Statutory investigation to be carried out into older people's charity Cabhru

Charities Regulatory Authority said it has appointed inspectors to carry out the statutory investigation into the charity.

A STATUTORY INVESTIGATION will be carried out into a charity that provides older people’s housing facilities in Dublin, the charities regulator has said.

The decision comes following a concern in relation to the use of the charitable assets of the charity, Cabhru Housing Association Services (CHAS).

The Charities Regulatory Authority said it has appointed inspectors to carry out the statutory investigation into CHAS, which has provided independent living for elderly people in Dublin.

In a statement, the charities regulator said it was important to note that the opening of a statutory investigation is not in itself a finding of any wrongdoing.

In early January 2020, the charities regulator received a concern in relation to the use of the charitable assets of the charity.

The authority said it engaged with the charity over a number of months.

“On foot of its inquiries, the Charities Regulator has determined that a statutory investigation into Cabhru Housing Association Services is warranted,” Charities Regulator chief executive Helen Martin said.
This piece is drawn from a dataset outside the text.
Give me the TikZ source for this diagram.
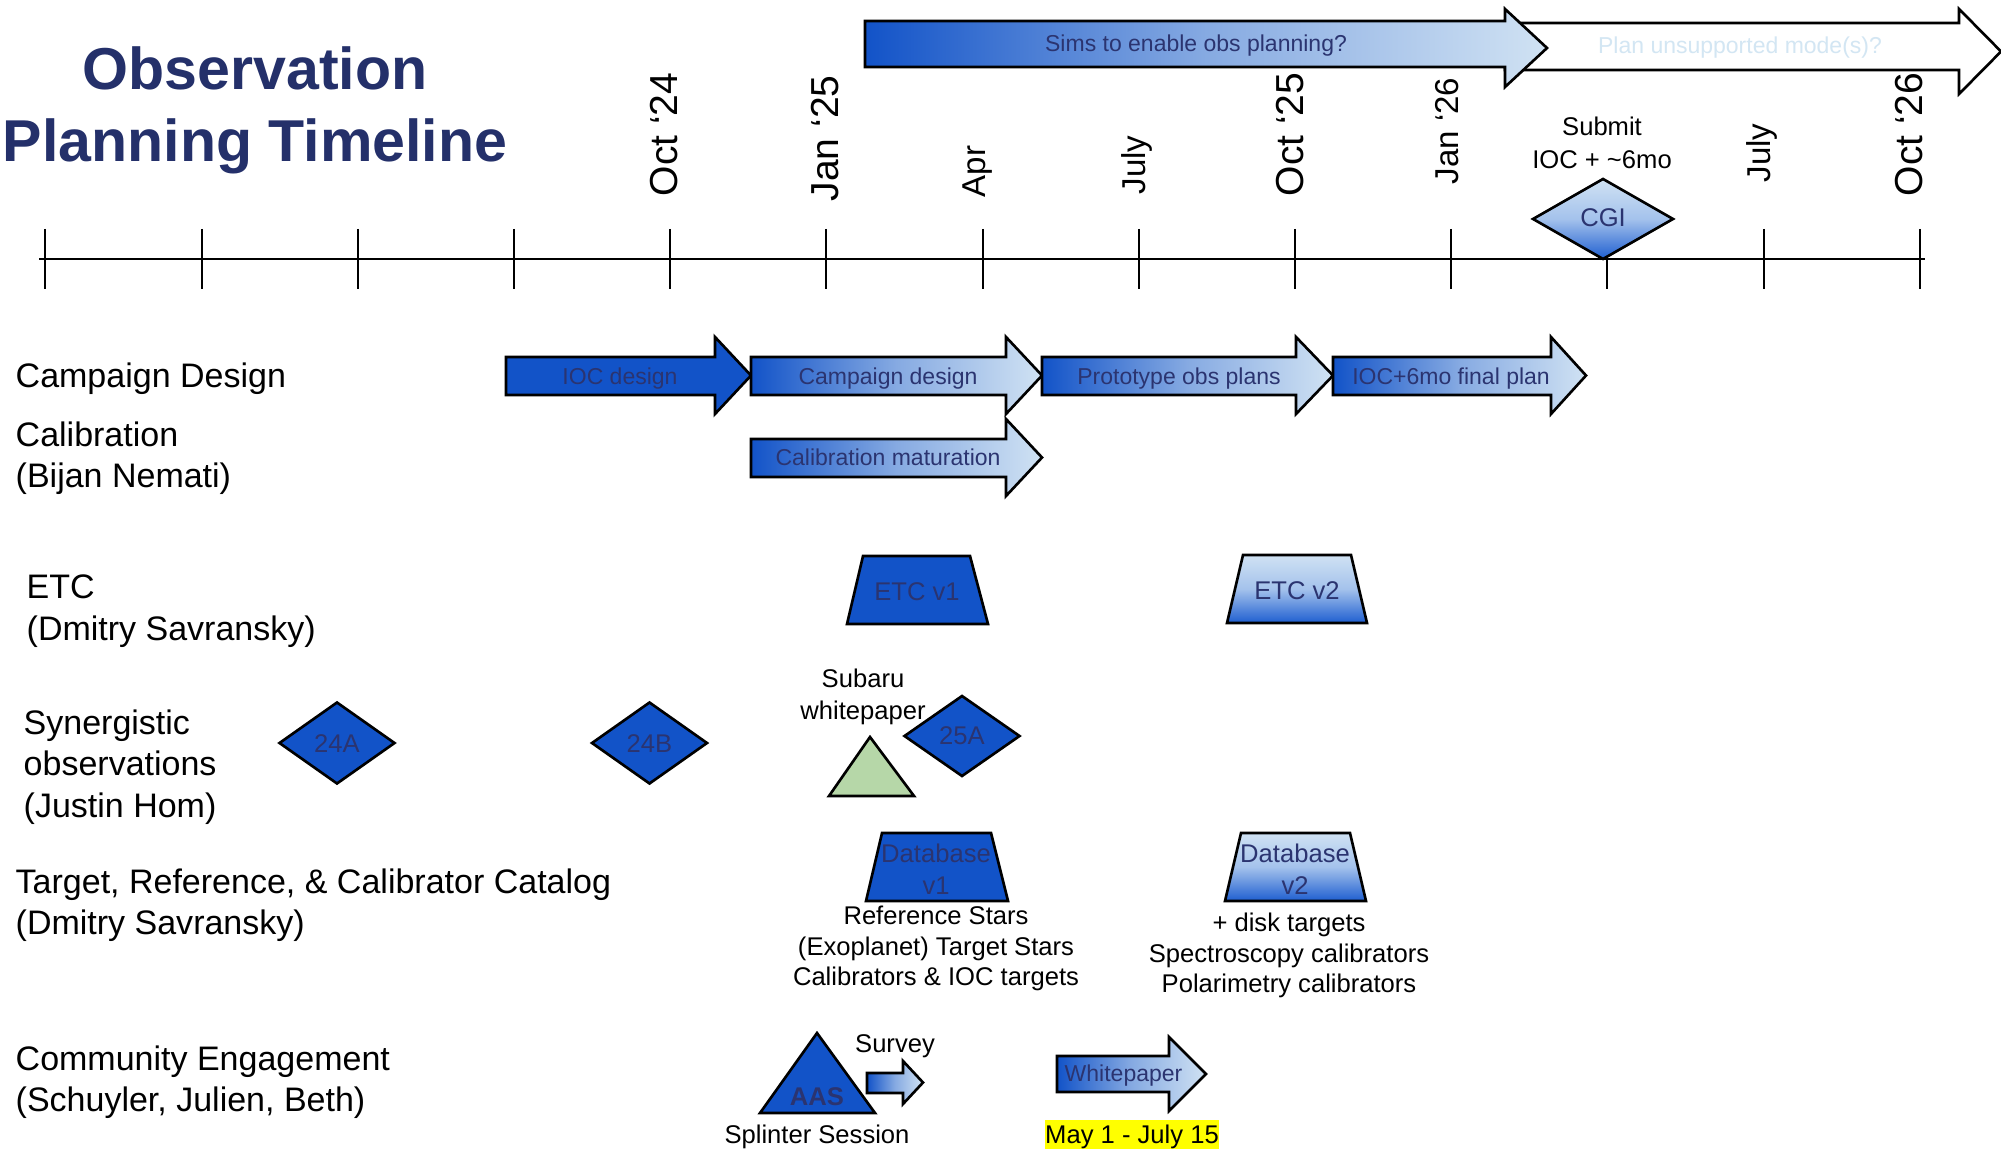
\documentclass[tikz,border=0pt]{standalone}
\usepackage{fontspec}
\setmainfont{Liberation Sans}
\definecolor{dkblue}{HTML}{1253C8}
\definecolor{ltblue}{HTML}{D0E2F3}
\definecolor{mdblue}{HTML}{86AAE2}
\definecolor{vmid}{HTML}{A4C2EC}
\definecolor{vbot}{HTML}{1E5ED0}
\definecolor{navy}{HTML}{2B3470}
\definecolor{titlec}{HTML}{24306A}
\definecolor{paleblue}{HTML}{D3E6F3}
\definecolor{sagegreen}{HTML}{B6D7A8}
\definecolor{hilite}{HTML}{FFFF00}
\newcommand\fRow{\fontsize{9.67}{11.8}\selectfont}
\newcommand\fAnn{\fontsize{7.28}{9.2}\selectfont}
\newcommand\fList{\fontsize{7.28}{8.6}\selectfont}
\newcommand\fArr{\fontsize{6.54}{8}\selectfont}
\newcommand\fBig{\fontsize{11.1}{13}\selectfont}
\newcommand\fSmall{\fontsize{9.4}{11}\selectfont}
\newcommand\fTitle{\fontsize{16.8}{20.5}\selectfont\bfseries}
% block arrow: style, x left, x head, x tip, rect top, rect bottom, head top, head bottom
\newcommand{\blockarrow}[8]{\path[#1] (#2,#5) -- (#3,#5) -- (#3,#7) -- (#4,{(#7+#8)/2}) -- (#3,#8) -- (#3,#6) -- (#2,#6) -- cycle;}
% trapezoid: style, top-left x, top-right x, bottom-left x, bottom-right x, top y, bottom y
\newcommand{\mytrap}[7]{\path[#1] (#2,#6) -- (#3,#6) -- (#5,#7) -- (#4,#7) -- cycle;}
% diamond: style, cx, cy, half width, half height
\newcommand{\mydiamond}[5]{\path[#1] ({#2-#4},#3) -- (#2,{#3-#5}) -- ({#2+#4},#3) -- (#2,{#3+#5}) -- cycle;}
\tikzset{
  outl/.style={draw=black, line width=0.75pt, line join=miter},
  solidshape/.style={outl, fill=dkblue},
  hgrad/.style={outl, left color=dkblue, right color=ltblue, middle color=mdblue},
  vgrad/.style={outl, top color=ltblue, bottom color=vbot, middle color=vmid},
  whiteshape/.style={outl, fill=white},
  greenshape/.style={outl, fill=sagegreen},
  arrlbl/.style={inner sep=0pt, text=navy, font=\fArr, anchor=base},
  shplbl/.style={inner sep=0pt, text=navy, font=\fAnn, anchor=base},
  annot/.style={inner sep=0pt, text=black, font=\fAnn, align=center},
  rowlbl/.style={inner sep=0pt, text=black, font=\fRow, align=left, anchor=west},
  monthB/.style={rotate=90, anchor=west, inner sep=0pt, font=\fBig},
  monthS/.style={rotate=90, anchor=west, inner sep=0pt, font=\fSmall},
  axisline/.style={line width=0.85pt},
  tickline/.style={line width=0.6pt}
}
\begin{document}
\begin{tikzpicture}[x=0.01cm, y=-0.01cm]
\useasboundingbox (0,0) rectangle (2001,1149);
\fill[white] (0,0) rectangle (2001,1149);

% title
\node[font=\fTitle, text=titlec, align=center, inner sep=0pt] (title) at (255,110) {Observation\\Planning Timeline};

% top arrows
\blockarrow{whiteshape}{1505}{1959}{2001}{23}{70}{9}{94}
\blockarrow{hgrad}{865}{1505}{1547}{21}{67}{9}{87}
\node[arrlbl] (sims) at (1196,52) {Sims to enable obs planning?};
\node[arrlbl, text=paleblue] (plan) at (1740,54) {Plan unsupported mode(s)?};

% month labels
\node[monthB] (m1) at (664,197) {Oct ‘24};
\node[monthB] (m2) at (825,202) {Jan ‘25};
\node[monthS] (m3) at (978,198) {Apr};
\node[monthS] (m4) at (1137,195) {July};
\node[monthB] (m5) at (1290,197) {Oct ‘25};
\node[monthS] (m6) at (1447,185) {Jan ‘26};
\node[monthS] (m7) at (1762,183) {July};
\node[monthB] (m8) at (1909,197) {Oct ‘26};

% axis
\draw[axisline] (39,259) -- (1925,259);
\foreach \k in {0,...,12} \draw[tickline] ({45.4+156.2*\k},229) -- ++(0,60);

% CGI milestone
\node[annot] (submit) at (1602,143) {Submit\\IOC + \textasciitilde6mo};
\mydiamond{vgrad}{1603}{219}{70}{40}
\node[shplbl] (cgi) at (1603,227) {CGI};

% row labels
\node[rowlbl, anchor=base west] (rcamp) at (15,387) {Campaign Design};
\node[rowlbl] (rcal) at (15,458) {Calibration\\(Bijan Nemati)};
\node[rowlbl] (retc) at (26,611) {ETC\\(Dmitry Savransky)};
\node[rowlbl] (rsyn) at (23,767) {Synergistic\\observations\\(Justin Hom)};
\node[rowlbl] (rcat) at (15,905) {Target, Reference, \& Calibrator Catalog\\(Dmitry Savransky)};
\node[rowlbl] (rcom) at (15,1082) {Community Engagement\\(Schuyler, Julien, Beth)};

% campaign design row
\blockarrow{solidshape}{506}{715}{751}{357}{395}{337}{414}
\blockarrow{hgrad}{751}{1006}{1042}{357}{395}{337}{414}
\blockarrow{hgrad}{1042}{1296}{1333}{357}{395}{337}{414}
\blockarrow{hgrad}{1333}{1551}{1586}{357}{395}{337}{414}
\node[arrlbl] (iocd) at (620,384) {IOC design};
\node[arrlbl] (campd) at (888,384) {Campaign design};
\node[arrlbl] (proto) at (1179,384) {Prototype obs plans};
\node[arrlbl] (iocp) at (1451,384) {IOC+6mo final plan};

% calibration row
\blockarrow{hgrad}{751}{1006}{1042}{439}{477}{419}{496}
\node[arrlbl] (calm) at (888,465) {Calibration maturation};

% ETC row
\mytrap{solidshape}{863}{970}{847}{988}{556}{624}
\mytrap{vgrad}{1243}{1351}{1227}{1367}{555}{623}
\node[shplbl] (etc1) at (917,600) {ETC v1};
\node[shplbl] (etc2) at (1297,599) {ETC v2};

% synergistic row
\mydiamond{solidshape}{337}{743}{57.5}{40.5}
\mydiamond{solidshape}{649.5}{743}{57.5}{40.5}
\node[shplbl] (s24a) at (337,752) {24A};
\node[shplbl] (s24b) at (649.5,752) {24B};
\node[annot] (subaru) at (863,697) {Subaru\\whitepaper};
\path[greenshape] (870,737) -- (914,796) -- (829,796) -- cycle;
\mydiamond{solidshape}{962}{736}{57.5}{40}
\node[shplbl] (s25a) at (962,744) {25A};

% catalog row
\mytrap{solidshape}{882}{991}{866}{1008}{833}{901}
\mytrap{vgrad}{1241}{1350}{1225}{1366}{833}{901}
\node[shplbl, anchor=center, align=center] (db1) at (936,869.5) {Database\\v1};
\node[shplbl, anchor=center, align=center] (db2) at (1295,869.5) {Database\\v2};
\node[annot, font=\fList] (refs) at (936,948.4) {Reference Stars\\(Exoplanet) Target Stars\\Calibrators \& IOC targets};
\node[annot, font=\fList] (disk) at (1289,955.5) {+ disk targets\\Spectroscopy calibrators\\Polarimetry calibrators};

% community row
\path[solidshape] (817,1033) -- (875,1113) -- (760,1113) -- cycle;
\node[shplbl, font=\fAnn\bfseries] (aas) at (817,1105) {AAS};
\node[annot, anchor=base] (survey) at (895,1052) {Survey};
\blockarrow{hgrad}{867}{903}{923}{1073}{1093}{1061}{1104}
\node[annot, anchor=base] (splinter) at (817,1143) {Splinter Session};
\blockarrow{hgrad}{1057}{1169}{1206}{1056}{1092}{1037}{1111}
\node[arrlbl] (wp) at (1123.5,1081) {Whitepaper};
\node[annot, anchor=base, fill=hilite, text height=6.5pt, text depth=1.8pt] (dates) at (1132,1143) {May 1 - July 15};
\end{tikzpicture}
\end{document}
“The Charities Regulator has appointed inspectors to investigate the affairs of the charity and to prepare a report on their investigation and findings.”

In August 2014, Dublin City Council was given plans for a proposed re-development of its Berkeley Street facility.
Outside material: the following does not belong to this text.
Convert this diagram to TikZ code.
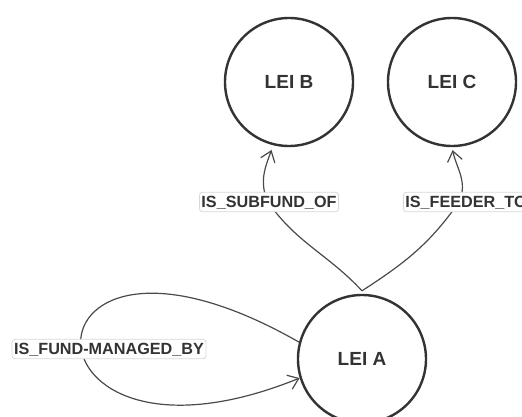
\documentclass[tikz,border=0pt]{standalone}
\usepackage{fontspec}
\setmainfont{Liberation Sans}
\usetikzlibrary{arrows.meta}
\definecolor{circ}{HTML}{333333}
\definecolor{edge}{HTML}{4A4A4A}
\definecolor{lblborder}{HTML}{D8D8D8}
\tikzset{
  entity/.style={circle, draw=circ, line width=2.4pt, minimum size=128pt, inner sep=0pt,
    font=\fontsize{19}{22}\selectfont\bfseries, text=circ},
  rel/.style={draw=edge, line width=1.2pt, -{Straight Barb[length=10pt,width=15pt,line width=1.2pt]}},
  rellabel/.style={fill=white, draw=lblborder, line width=0.8pt, rounded corners=3pt,
    inner xsep=2pt, inner ysep=3pt, text height=12pt, text depth=1.5pt,
    font=\fontsize{16.2}{18}\selectfont\bfseries, text=circ}
}
\begin{document}
\begin{tikzpicture}[x=1pt,y=1pt]
\useasboundingbox (0,0) rectangle (522,416);
\clip (0,0) rectangle (522,416);
\fill[white] (0,0) rectangle (522,416);
\node[entity] (A) at (362,57) {LEI A};
\node[entity] (B) at (289,334) {LEI B};
\node[entity] (C) at (452,334) {LEI C};
\coordinate (sb) at (268,214);
\coordinate (fd) at (459,214);
\coordinate (Astart) at ([yshift=3pt]A.north);
% A -> B
\draw[rel, shorten >=5pt] (Astart) to[out=133,in=-55] (sb) to[out=115,in=-110] (B.256);
% A -> C
\draw[rel, shorten >=3pt] (Astart) to[out=33,in=-125] (fd) to[out=65,in=-78] (C.south);
% self loop
\draw[rel] (A.165) .. controls (8,240) and (8,-80) .. (A.197);
\node[rellabel] (lsub) at (269,214) {IS\_SUBFUND\_OF};
\node[rellabel] (lfeed) at (466,214) {IS\_FEEDER\_TO};
\node[rellabel] (lfund) at (109,67) {IS\_FUND-MANAGED\_BY};
\end{tikzpicture}
\end{document}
Representatives for CHAS lodged a planning application to demolish the building and re-build with an additional 14 units, increasing it from 21 to 35 units.
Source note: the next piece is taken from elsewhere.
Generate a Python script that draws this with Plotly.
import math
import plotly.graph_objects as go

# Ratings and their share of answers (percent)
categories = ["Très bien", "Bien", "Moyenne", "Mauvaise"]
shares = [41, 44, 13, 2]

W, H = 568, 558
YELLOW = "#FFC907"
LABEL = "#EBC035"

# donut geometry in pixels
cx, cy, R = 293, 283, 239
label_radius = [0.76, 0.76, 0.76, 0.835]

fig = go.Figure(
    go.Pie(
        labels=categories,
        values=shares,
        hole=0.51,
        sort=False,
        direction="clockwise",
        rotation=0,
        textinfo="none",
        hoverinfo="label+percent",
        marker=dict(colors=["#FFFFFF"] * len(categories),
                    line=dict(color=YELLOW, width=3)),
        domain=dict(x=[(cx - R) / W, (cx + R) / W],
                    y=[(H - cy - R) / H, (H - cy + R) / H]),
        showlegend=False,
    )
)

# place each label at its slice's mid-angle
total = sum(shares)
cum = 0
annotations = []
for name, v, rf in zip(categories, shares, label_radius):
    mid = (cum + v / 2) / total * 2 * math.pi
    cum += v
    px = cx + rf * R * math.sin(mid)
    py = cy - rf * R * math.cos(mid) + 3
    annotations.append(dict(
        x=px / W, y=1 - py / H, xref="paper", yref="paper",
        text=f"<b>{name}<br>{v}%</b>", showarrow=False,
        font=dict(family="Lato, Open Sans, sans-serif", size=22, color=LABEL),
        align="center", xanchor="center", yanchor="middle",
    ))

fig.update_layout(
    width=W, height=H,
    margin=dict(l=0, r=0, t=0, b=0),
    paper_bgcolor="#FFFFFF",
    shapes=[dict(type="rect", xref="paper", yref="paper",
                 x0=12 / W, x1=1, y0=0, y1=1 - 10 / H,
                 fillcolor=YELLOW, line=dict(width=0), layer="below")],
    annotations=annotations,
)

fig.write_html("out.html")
Full planning permission was granted in July 2019.

The elderly residents were moved out of the building to prepare for the demolition, however, it emerged that the rooms were then being rented out to students.

The CHAS chief executive Michael McGovern resigned.

Mannix Flynn, a city councillor who raised some of the concerns, has called for a full independent inquiry into the matter.

He said that the residents were moved out and have not returned, and that many are cocooning because of the Covid-19 regulations.

Mr Flynn also claimed that the building does not warrant being demolished, and that plans are under way to refurbish it.